CCA 131 Perform OS-level configuration for Hadoop installation

Note: This post is part of the CCA Administrator Exam (CCA131) objectives series

In the last post we have setup the local CDH repository. But before we can perform any installation or even before setting up the repository you must perform few OS-level configurations.

 

The OS-level configuration includes:

1.      Enabling NTP

2.      Configuring Network Names (hostnames/FQDNs)

3.      Disabling SELinux

4.      Disabling the Firewall

 

1. Enabling NTP

Step 1. To install NTP on CentOS/RHEL 7 systems:

# yum install ntp

 

Step 2. Edit the ntp configuration file /etc/ntp.conf and add the available NTP servers in your setup.

# vi /etc/ntp.conf

server 192.168.1.100

server 192.168.1.101

server 192.168.1.102

 

Step 3. Start the ntpd service/target and enable ot to start automatically on boot.

# systemctl start ntpd

# systemctl enable ntpd

 

Note: In CentOS/RHEL 7 ntpd is replaced by chronyd as the default network time protocol daemon. ntpd is still included in the yum repository for customers who need to run an NTP service. We can run both NTP and chrony together and I have included the NTP configuration as per exam objectives of CCA 131

 

2. Configuring Network Names (hostnames/FQDNs)

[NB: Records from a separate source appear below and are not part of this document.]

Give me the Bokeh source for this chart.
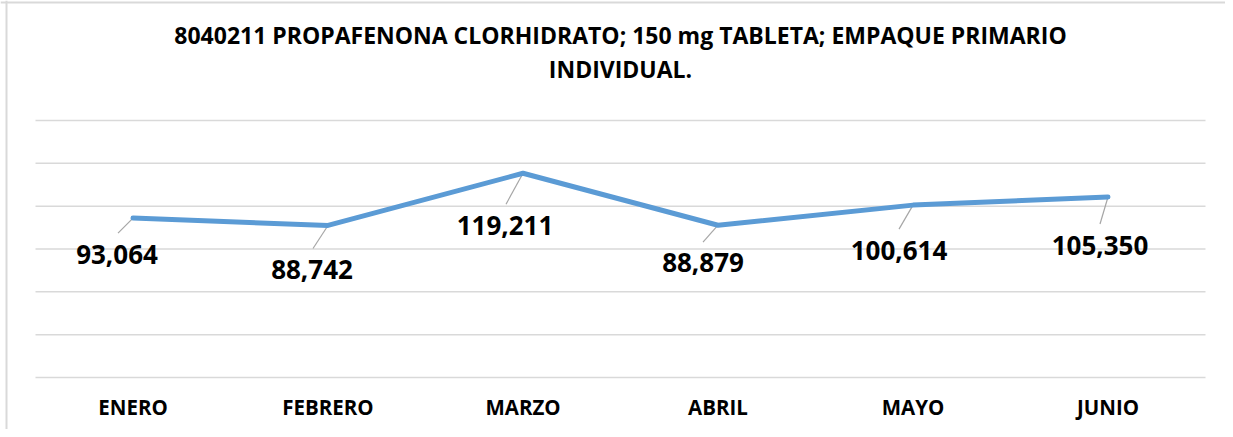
from bokeh.plotting import figure
from bokeh.models import Label, ColumnDataSource, Range1d, Span
from bokeh.core.properties import value
from bokeh.embed import file_html
from bokeh.resources import INLINE

# ---- data ----
months = ["ENERO", "FEBRERO", "MARZO", "ABRIL", "MAYO", "JUNIO"]
values = [93064, 88742, 119211, 88879, 100614, 105350]
labels = ["93,064", "88,742", "119,211", "88,879", "100,614", "105,350"]
grid_ticks = [0, 25000, 50000, 75000, 100000, 125000, 150000]
title_line1 = "8040211 PROPAFENONA CLORHIDRATO; 150 mg TABLETA; EMPAQUE PRIMARIO"
title_line2 = "INDIVIDUAL."

# ---- styles: label offsets (screen px, +y = down) and leader starts ----
label_dx = [-16, -16, -18, -15, -14, -8]
label_dy = [36, 44, 52, 37, 45, 48]
lead_dx = [-15, -15, -17, -15, -14, -8]
lead_dy = [15, 23, 31, 17, 24, 27]

# ---- layout (pixels) ----
W, H = 1225, 429
PLOT_L, PLOT_R = 35, 1205      # plot area left / right
PLOT_T, PLOT_B = 120, 377      # top gridline / baseline
Y_MAX = grid_ticks[-1]

n = len(months)
cat_w = (PLOT_R - PLOT_L) / n
px_x = 1 / cat_w
px_y = Y_MAX / (PLOT_B - PLOT_T)

def dx(px):   # canvas x pixel -> data x
    return (px - PLOT_L) * px_x - 0.5

def dy(px):   # canvas y pixel -> data y
    return (PLOT_B - px) * px_y

xs = list(range(n))

p = figure(width=W, height=H, output_backend="svg", toolbar_location=None,
           x_range=Range1d(dx(0), dx(W)), y_range=Range1d(dy(H), dy(0)),
           x_axis_location=None, y_axis_location=None,
           min_border_left=0, min_border_right=0, min_border_bottom=0, min_border_top=0)
p.outline_line_color = None
p.background_fill_color = "white"
p.border_fill_color = "white"
p.grid.visible = False

# chart border (left and top edges visible)
p.add_layout(Span(location=dx(6), dimension="height", line_color="#d9d9d9", line_width=2))
p.add_layout(Span(location=dy(2), dimension="width", line_color="#d9d9d9", line_width=2))

# horizontal gridlines across the plot area
p.segment(x0=[-0.5] * len(grid_ticks), x1=[n - 0.5] * len(grid_ticks),
          y0=grid_ticks, y1=grid_ticks, line_color="#d9d9d9", line_width=1.5)

# title
for txt, up_px in [(title_line1, 86), (title_line2, 52)]:
    p.add_layout(Label(x=(n - 1) / 2, y=Y_MAX + up_px * px_y, text=txt,
                       text_align="center", text_baseline="middle",
                       text_font="Open Sans", text_font_size="23px",
                       text_font_style="bold", text_color="#000000"))

# category labels
p.text(x=xs, y=[0] * n, text=months, y_offset=29,
       text_align="center", text_baseline="middle", text_font_size="20.5px",
       text_font_style="bold", text_color="#000000", text_font=value("Open Sans"))

# leader lines (converted from px offsets to data units)
x0 = [x + d * px_x for x, d in zip(xs, lead_dx)]
y0 = [v - d * px_y for v, d in zip(values, lead_dy)]
p.segment(x0=x0, y0=y0, x1=xs, y1=values, line_color="#a6a6a6", line_width=1.2)

# main line
p.line(xs, values, line_color="#5b9bd5", line_width=5, line_join="round", line_cap="round")

# data labels
src = ColumnDataSource(dict(x=xs, y=values, t=labels, ox=label_dx, oy=label_dy))
p.text(x="x", y="y", text="t", x_offset="ox", y_offset="oy", source=src,
       text_align="center", text_baseline="middle", text_font_size="26px",
       text_font_style="bold", text_color="#000000", text_font=value("Open Sans"))

open("out.html", "w").write(file_html(p, INLINE))
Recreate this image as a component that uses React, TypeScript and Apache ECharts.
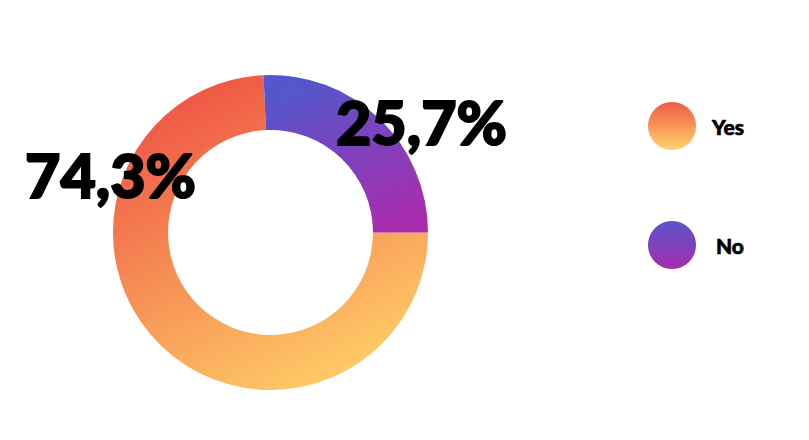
import React, { useEffect, useRef } from "react";
import * as echarts from "echarts";

const categories = ["Yes", "No"];
const values = [74.3, 25.7];
const sliceColors = [
  ["#EE5244", "#FFD067"],
  ["#5258CC", "#A92CAE"],
];
const legendColors = [
  ["#EF5A45", "#FFD36E"],
  ["#5856CB", "#A62DAF"],
];
const labelOffsets = [
  [-68, -154],
  [59, -15],
];

export default function App() {
  const ref = useRef<HTMLDivElement>(null);
  useEffect(() => {
    document.body.style.margin = "0";
    const chart = echarts.init(ref.current!, null, { renderer: "svg" });
    const fmt = (v: number) => String(v).replace(".", ",") + "%";
    chart.setOption({
      animation: false,
      legend: {
        orient: "vertical",
        left: 648,
        top: 102,
        padding: 0,
        itemWidth: 48,
        itemHeight: 48,
        itemGap: 71,
        icon: "circle",
        selectedMode: false,
        data: categories.map((c, i) => ({
          name: c,
          itemStyle: {
            color: new echarts.graphic.LinearGradient(0, 0, 0, 1, [
              { offset: 0, color: legendColors[i][0] },
              { offset: 1, color: legendColors[i][1] },
            ]),
          },
        })),
        formatter: (name: string) => `{t|${name}}`,
        textStyle: {
          rich: {
            t: {
              width: 43,
              align: "right",
              fontFamily: "Lato",
              fontWeight: 900,
              fontSize: 21,
              color: "#000",
              textBorderColor: "#000",
              textBorderWidth: 0.6,
            },
          },
        },
      },
      series: [
        {
          type: "pie",
          center: [270.5, 232.5],
          radius: [102.5, 157.5],
          startAngle: 0,
          clockwise: true,
          silent: true,
          labelLine: { show: false },
          emphasis: { disabled: true },
          data: categories.map((c, i) => ({
            name: c,
            value: values[i],
            itemStyle: {
              color: new echarts.graphic.LinearGradient(0.25, 0, 0.75, 1, [
                { offset: 0, color: sliceColors[i][0] },
                { offset: 1, color: sliceColors[i][1] },
              ]),
            },
            label: {
              show: true,
              position: "inside",
              offset: labelOffsets[i],
              formatter: () => fmt(values[i]),
              fontFamily: "Lato",
              fontWeight: 900,
              fontSize: 61,
              color: "#000",
              textBorderColor: "#000",
              textBorderWidth: 2,
            },
          })),
        },
      ],
    });
    return () => chart.dispose();
  }, []);
  return <div ref={ref} style={{ width: 809, height: 440 }} />;
}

It is important that all the nodes in the CDH cluster should communicate with each other and their FQDNs are fully resolvable to their respective IPs.

 

Step 1. Add the IP address of each node of the CDH cluster and their respective FQDN in the file /etc/hosts:

# vi /etc/hosts

192.168.1.10   master.localdomain

192.168.1.11   node01.localdomain

192.168.1.12   node02.localdomain

192.168.1.13   node03.localdomain

Note: If you are using DNS, storing this information in /etc/hosts is not required, but it is good practice.

 

Step 2. Verify that you can get the FQDN of each node of the cluster using the command:

# hostname -f

 

3. Disabling SELinux

Step 1. To get the current status of the SELinux:

# sestatus

SELinux status:                 enabled

SELinuxfs mount:                /sys/fs/selinux

SELinux root directory:         /etc/selinux

Loaded policy name:             targeted

Current mode:                   enforcing

Mode from config file:          enforcing

Policy MLS status:              enabled

Policy deny_unknown status:     allowed

Max kernel policy version:      31

 

# getenforce

Enforcing

 

In my case, SELinux is enabled and is in enforcing mode as well. You can skip disabling SELinux if the mode is “permissive“.

 

Step 2. Edit the /etc/selinux/config file and change parameter value “SELINUX=enforcing” to “SELINUX=permissive”.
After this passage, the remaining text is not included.